Pilih-pilih dalam menikmati hidangan laut
OLEH AGUNG DWI CAHYADI | KAMIS, 13 JANUARI 2011 | LINGKUNGAN
Mothy/Fotokita.net
Penggemar masakan hidangan laut disarankan untuk lebih berhati-hati dalam memilih hidangan. Pasalnya, dunia saat ini tengah mengalami krisis perikanan yang memengaruhi ketahanan pangan yang bersumber dari laut.
Kondisi itulah yang membuat WWF Indonesia mengambil inisiatif untuk sosialisasi gerakan konsumsi hidangan laut secara selektif melalui acara diskusi bertajuk Choose Your Seafood Right! di @america, Pacific Place, Jakarta, Rabu (12/1).

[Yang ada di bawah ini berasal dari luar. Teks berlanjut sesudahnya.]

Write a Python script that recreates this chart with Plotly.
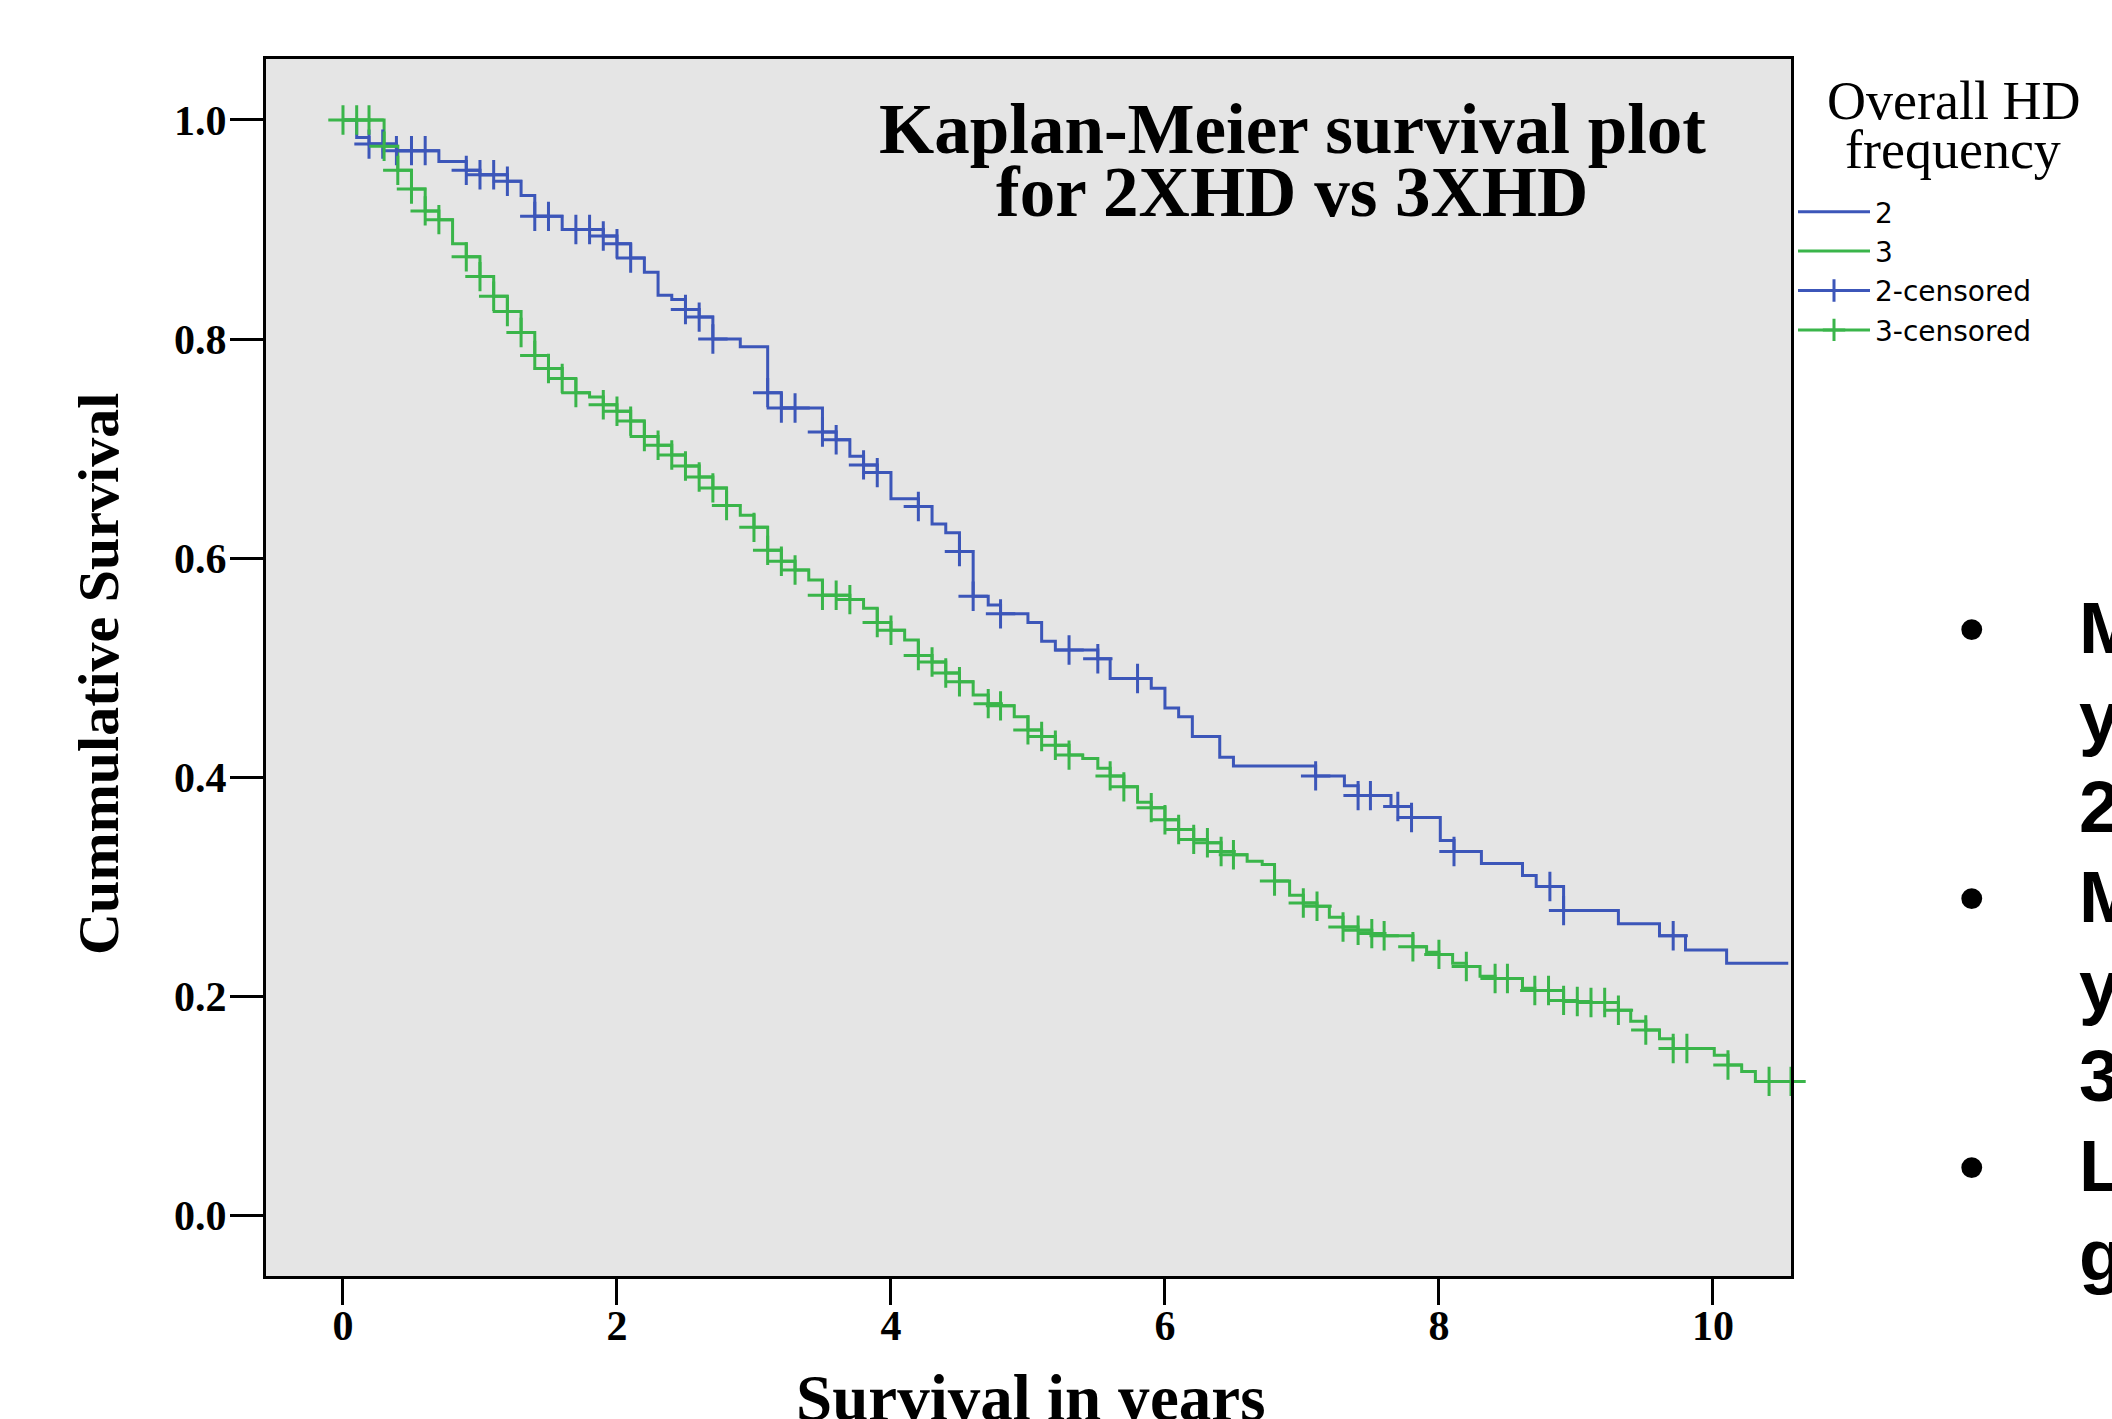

Dalam acara itu, WWF menawarkan sebuah panduan bernama Seafood Guide dalam mengkonsumsi hidangan laut. Seafood Guide membagi ikan yang dapat dikonsumsi dalam kelompok aman, kurangi, dan hindari berdasarkan kondisi populasi dan cara penangkapannya.
Menurut WWF, panduan tersebut dibuat bukan untuk melarang atau membatasi konsumsi hidangan laut. Akan tetapi, Seafood Guide merupakan salah satu acuan untuk menikmati hidangan laut dengan lebih bertanggung jawab. Produk hidangan laut Indonesia, juga di negara lain, terancam ketahanan, keamanan, dan keberlanjutannya akibat rusaknya ekosistem perikanan laut. "Ancaman berasal dari beberapa kegiatan penangkapan seperti destructive fishing, overfishing, dan by-catch," kata Hafiz dari WWF Indonesia.
Permintaan tinggi akan berbagai jenis ikan karang seperti kakap, baronang, ekor kuning, tuna, kepiting, udang hingga lobster membuat para nelayan menghalalkan segala cara untuk mendapatkan sumber daya laut tersebut. Cara yang ditembuh adalah penggunaan bom atau racun sianida. Cara penangkapan yang seperti ini merusak ekosistem perikanan, termasuk terumbu karang, yang berujung pada berkurangnya populasi ikan karang.
Kerusakan terumbu karang yang menjadi tempat tinggal dan berkembang biak berbagai biota laut termasuk ikan, terus meningkat. Menurut laporan Reef at Risk (2002), Indonesia adalah salah satu negara dengan status terumbu karang yang paling terancam. Dari total 60.000 kilometer persegi luas terumbu karang di Indonesia, 30% berada dalam keadaan rusak, 40% dalam kondisi sedang, 25% kondisinya baik, dan hanya 5% yang dalam kondisi amat baik. Demikian hasil penelitian yang dilakukan LIPI.
WWF Indonesia juga mencermati masalah penangkapan berlebihan. Tingkat eksploitasi ikan di daerah tertentu sangat tinggi, tidak seimbang dengan kemampuan ikan untuk melakukan regenerasi. Menurut Pusat Penelitian Oseanografi LIPI, perairan Indonesia yang sudah mengalami penangkapan berlebihan adalah Laut Jawa, Selat Malaka, dan Selat Karimata. Tahun lalu, Laut Arafura juga masuk ke dalam kawasan dengan penangkapan ikan yang berlebihan.